Lock down identity and credentials as Tier‑one controls. Enforce MFA for all admin and cloud accounts, configure conditional access policies for Microsoft 365 to require device compliance and network location checks, and rotate any long‑lived API keys or service credentials. Where possible, replace secrets with managed identities or short‑lived tokens and use a secrets vault. These steps reduce the value of credentials exposed in a third‑party breach.

Design controls around AI integrations and edge devices

Treat AI apps and connected devices like any other third party: limit data shared to what’s strictly necessary, redact or anonymize sensitive inputs, and enforce service‑level restrictions on data retention in vendor contracts.
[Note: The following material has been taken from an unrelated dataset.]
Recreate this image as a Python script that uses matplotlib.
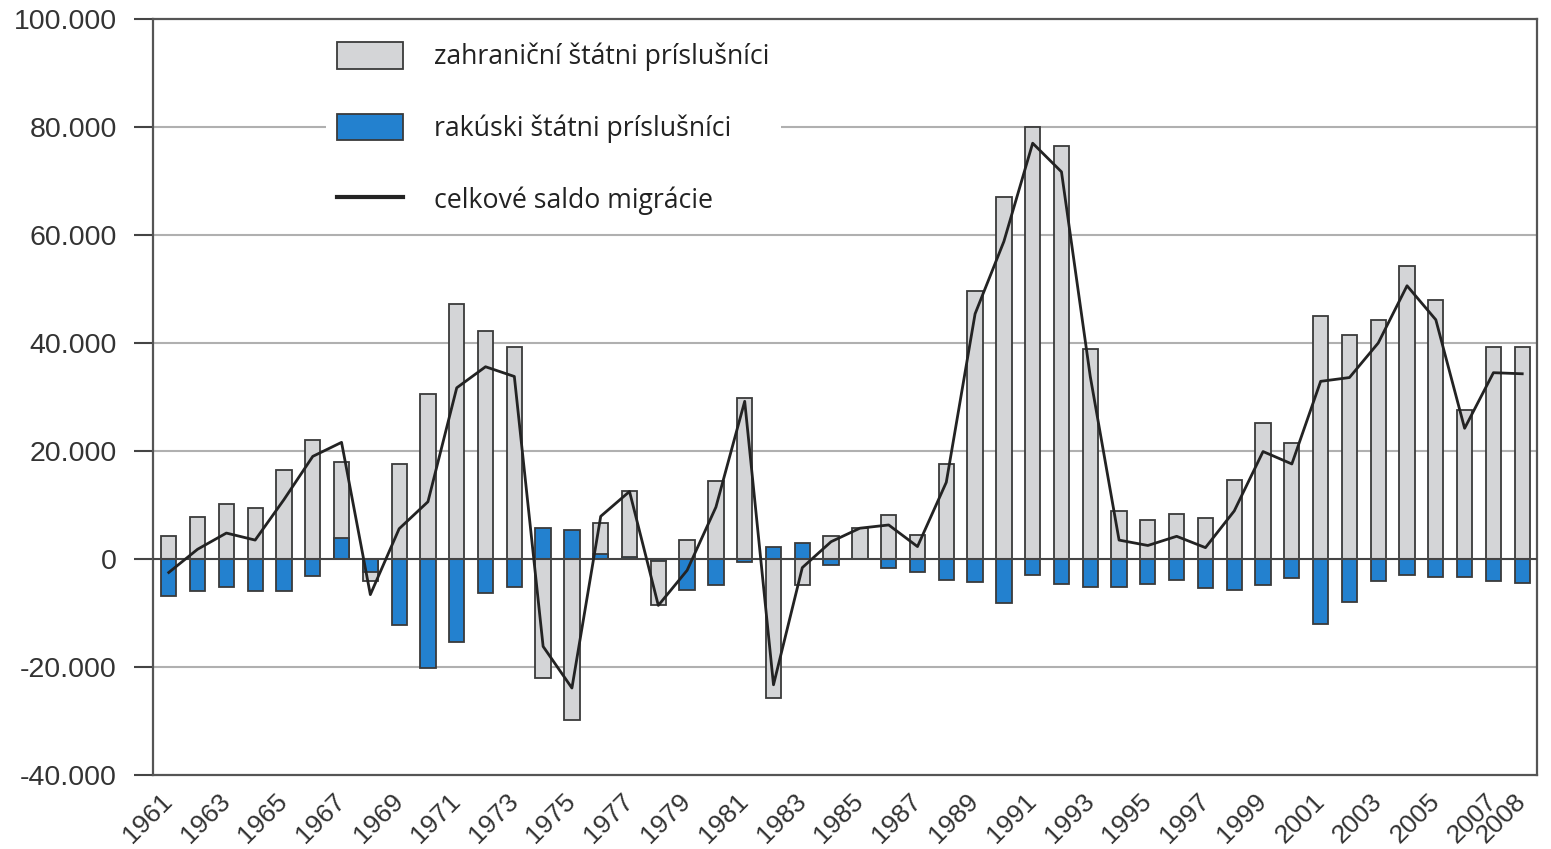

If a vendor offers an on‑device client (for example a Mac app that calls an external model), require that the vendor supports enterprise deployment via MDM and allows centralized logging and policy control so you can enforce updates and telemetry.

Network and segmentation controls help contain problems when they occur. Put operational technology and AI inference devices on separate VLANs, use firewall rules and microsegmentation to prevent lateral movement, and capture logs centrally. Instrument model and API use with monitoring so anomalous query patterns or spikes in data egress generate alerts — this is increasingly relevant as manufacturing and operational systems add AI capabilities at the edge.

How an MSP can close gaps and what to ask for

If internal resources are limited, engaging a managed service provider can accelerate maturity. Look for MSPs that can operate at least the following: managed identity and Microsoft 365 hardening, endpoint management that includes macOS and Linux, patching for edge devices, managed detection and response (MDR/XDR) with 24/7 alerting, and secure configuration reviews for AI tool integrations. Ask for concrete service metrics: time to detect, time to respond, and guaranteed communication windows for incidents.

Require the MSP to perform vendor risk assessments and run regular tabletop exercises that include third‑party breach scenarios. Contracts should include clauses on credential handling, change management for integrations, and evidence of logging and retention. Given constrained budgets in sectors like healthcare, where public funding may be delayed, this prioritization — focused on identity, segmentation, logging, and a managed response capability — yields the most risk reduction per dollar.

Next steps you can implement this quarter

1) Complete your AI and integration inventory and mark any service with admin access or data export capability as high priority. 2) Enforce MFA and conditional access for cloud admin accounts and remove legacy long‑lived secrets. 3) Segment networks for production systems and enable centralized logging and alerting — aim to forward cloud and device logs to a single SIEM or MDR partner.

If you plan to bring on an MSP, shortlist providers that can demonstrate Microsoft 365 recoverability testing, macOS endpoint management, and an XDR capability that covers both cloud and on‑prem systems. Request references from customers in your industry, and require a short pilot that includes a breach‑simulation tabletop so you can validate the provider’s workflows before signing a long contract.